→ Aim of the task
State how many lines in the listing below include the word "that", and add nothing besides the number.

→ Record excerpts
** begin **
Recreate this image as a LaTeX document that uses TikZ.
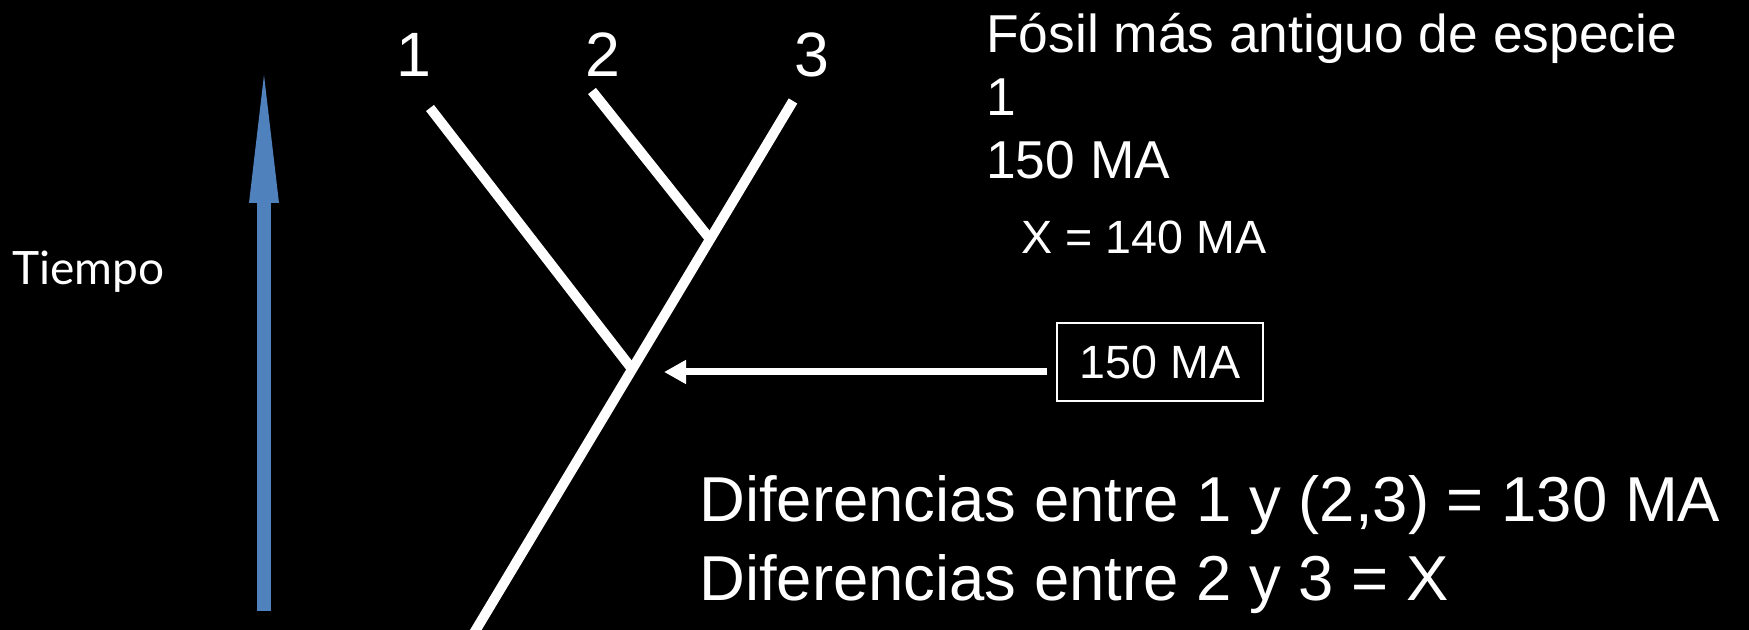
** end **
** begin **
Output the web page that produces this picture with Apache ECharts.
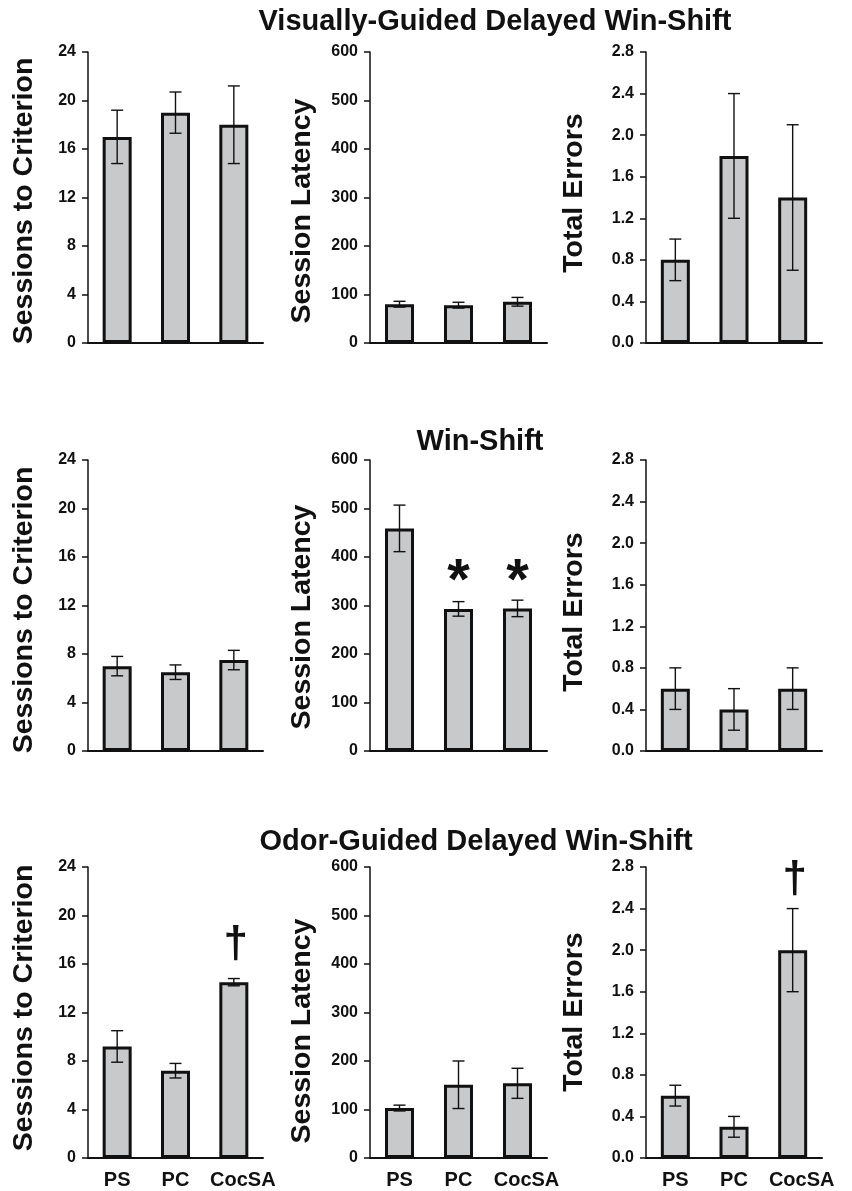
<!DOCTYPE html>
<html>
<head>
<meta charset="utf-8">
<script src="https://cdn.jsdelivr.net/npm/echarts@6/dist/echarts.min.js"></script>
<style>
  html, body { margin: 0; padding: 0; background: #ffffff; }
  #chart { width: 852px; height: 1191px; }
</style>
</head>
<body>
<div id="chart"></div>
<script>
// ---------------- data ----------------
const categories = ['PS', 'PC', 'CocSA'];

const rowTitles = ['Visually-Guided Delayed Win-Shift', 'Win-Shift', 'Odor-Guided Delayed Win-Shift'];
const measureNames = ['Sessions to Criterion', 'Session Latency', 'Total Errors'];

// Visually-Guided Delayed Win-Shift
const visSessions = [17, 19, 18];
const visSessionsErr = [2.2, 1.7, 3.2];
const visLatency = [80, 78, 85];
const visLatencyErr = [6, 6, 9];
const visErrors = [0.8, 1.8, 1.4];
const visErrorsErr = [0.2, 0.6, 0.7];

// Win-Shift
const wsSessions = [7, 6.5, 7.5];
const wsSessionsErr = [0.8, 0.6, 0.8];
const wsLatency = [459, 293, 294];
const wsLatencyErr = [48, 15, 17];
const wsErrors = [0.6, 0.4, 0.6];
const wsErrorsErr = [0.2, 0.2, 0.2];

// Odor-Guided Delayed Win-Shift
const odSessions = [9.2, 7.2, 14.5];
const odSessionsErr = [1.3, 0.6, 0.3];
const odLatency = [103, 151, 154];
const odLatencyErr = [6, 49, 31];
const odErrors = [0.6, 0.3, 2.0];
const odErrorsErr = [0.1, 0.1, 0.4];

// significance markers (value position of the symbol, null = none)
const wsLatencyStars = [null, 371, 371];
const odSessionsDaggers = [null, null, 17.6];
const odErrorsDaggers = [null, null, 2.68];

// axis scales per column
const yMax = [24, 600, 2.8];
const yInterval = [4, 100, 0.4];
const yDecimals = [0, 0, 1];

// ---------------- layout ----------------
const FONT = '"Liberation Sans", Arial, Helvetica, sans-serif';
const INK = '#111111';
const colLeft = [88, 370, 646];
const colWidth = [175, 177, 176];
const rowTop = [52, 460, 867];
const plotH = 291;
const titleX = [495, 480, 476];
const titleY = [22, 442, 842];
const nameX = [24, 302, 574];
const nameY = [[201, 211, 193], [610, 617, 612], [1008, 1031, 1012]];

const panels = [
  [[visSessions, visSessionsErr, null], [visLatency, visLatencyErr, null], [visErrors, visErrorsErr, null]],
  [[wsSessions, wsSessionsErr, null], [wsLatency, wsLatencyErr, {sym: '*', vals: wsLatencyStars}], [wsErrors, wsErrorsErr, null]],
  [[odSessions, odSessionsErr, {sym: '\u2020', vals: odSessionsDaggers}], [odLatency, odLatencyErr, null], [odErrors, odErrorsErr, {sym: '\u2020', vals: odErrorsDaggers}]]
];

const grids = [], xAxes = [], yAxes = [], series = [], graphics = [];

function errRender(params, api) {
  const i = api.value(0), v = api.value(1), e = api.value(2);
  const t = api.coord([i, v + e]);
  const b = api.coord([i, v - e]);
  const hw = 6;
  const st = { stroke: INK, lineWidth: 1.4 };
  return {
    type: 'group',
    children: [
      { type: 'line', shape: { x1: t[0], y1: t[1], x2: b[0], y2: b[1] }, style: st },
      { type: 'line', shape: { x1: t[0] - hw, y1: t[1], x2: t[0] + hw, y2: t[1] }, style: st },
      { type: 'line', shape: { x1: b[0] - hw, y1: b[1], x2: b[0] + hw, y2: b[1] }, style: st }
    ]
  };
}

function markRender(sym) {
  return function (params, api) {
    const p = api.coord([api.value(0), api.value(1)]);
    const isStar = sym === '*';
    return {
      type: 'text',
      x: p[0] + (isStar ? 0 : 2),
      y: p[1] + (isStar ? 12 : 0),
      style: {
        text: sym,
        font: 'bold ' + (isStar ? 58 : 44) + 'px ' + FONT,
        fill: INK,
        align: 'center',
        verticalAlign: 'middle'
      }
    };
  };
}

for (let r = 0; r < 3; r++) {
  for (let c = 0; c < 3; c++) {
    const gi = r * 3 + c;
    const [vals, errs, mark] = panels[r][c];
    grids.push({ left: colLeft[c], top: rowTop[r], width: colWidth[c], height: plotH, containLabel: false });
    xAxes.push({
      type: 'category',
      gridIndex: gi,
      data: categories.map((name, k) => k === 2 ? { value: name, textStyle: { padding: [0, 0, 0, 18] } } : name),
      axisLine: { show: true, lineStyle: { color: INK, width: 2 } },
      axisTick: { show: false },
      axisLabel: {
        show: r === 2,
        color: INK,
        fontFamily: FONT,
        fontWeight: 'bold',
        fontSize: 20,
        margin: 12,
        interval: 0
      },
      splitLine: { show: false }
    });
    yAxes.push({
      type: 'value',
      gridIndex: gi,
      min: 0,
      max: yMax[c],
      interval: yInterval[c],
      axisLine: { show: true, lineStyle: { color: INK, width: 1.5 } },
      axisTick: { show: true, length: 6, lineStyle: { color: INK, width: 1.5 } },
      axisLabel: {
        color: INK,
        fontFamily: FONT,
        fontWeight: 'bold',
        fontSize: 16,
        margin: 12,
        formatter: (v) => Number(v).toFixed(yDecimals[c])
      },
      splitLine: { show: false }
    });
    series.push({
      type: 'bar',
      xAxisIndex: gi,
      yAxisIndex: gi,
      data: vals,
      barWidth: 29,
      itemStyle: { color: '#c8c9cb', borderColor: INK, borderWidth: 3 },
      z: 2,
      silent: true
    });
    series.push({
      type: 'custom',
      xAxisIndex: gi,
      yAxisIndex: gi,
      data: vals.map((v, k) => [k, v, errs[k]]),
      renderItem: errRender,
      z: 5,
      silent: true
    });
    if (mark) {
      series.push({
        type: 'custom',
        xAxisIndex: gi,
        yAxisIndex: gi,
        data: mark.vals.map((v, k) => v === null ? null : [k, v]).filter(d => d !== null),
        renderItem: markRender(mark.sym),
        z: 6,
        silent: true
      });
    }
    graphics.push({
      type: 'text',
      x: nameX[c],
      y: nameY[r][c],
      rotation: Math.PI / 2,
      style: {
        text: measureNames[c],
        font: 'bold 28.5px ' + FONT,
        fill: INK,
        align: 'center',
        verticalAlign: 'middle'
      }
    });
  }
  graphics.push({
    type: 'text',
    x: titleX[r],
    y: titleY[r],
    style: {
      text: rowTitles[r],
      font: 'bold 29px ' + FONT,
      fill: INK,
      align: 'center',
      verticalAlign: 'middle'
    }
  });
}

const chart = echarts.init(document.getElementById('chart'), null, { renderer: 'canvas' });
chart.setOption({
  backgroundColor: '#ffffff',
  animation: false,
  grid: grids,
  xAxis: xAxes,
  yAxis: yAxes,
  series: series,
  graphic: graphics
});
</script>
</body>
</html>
** end **
→ Answer for this exercise
2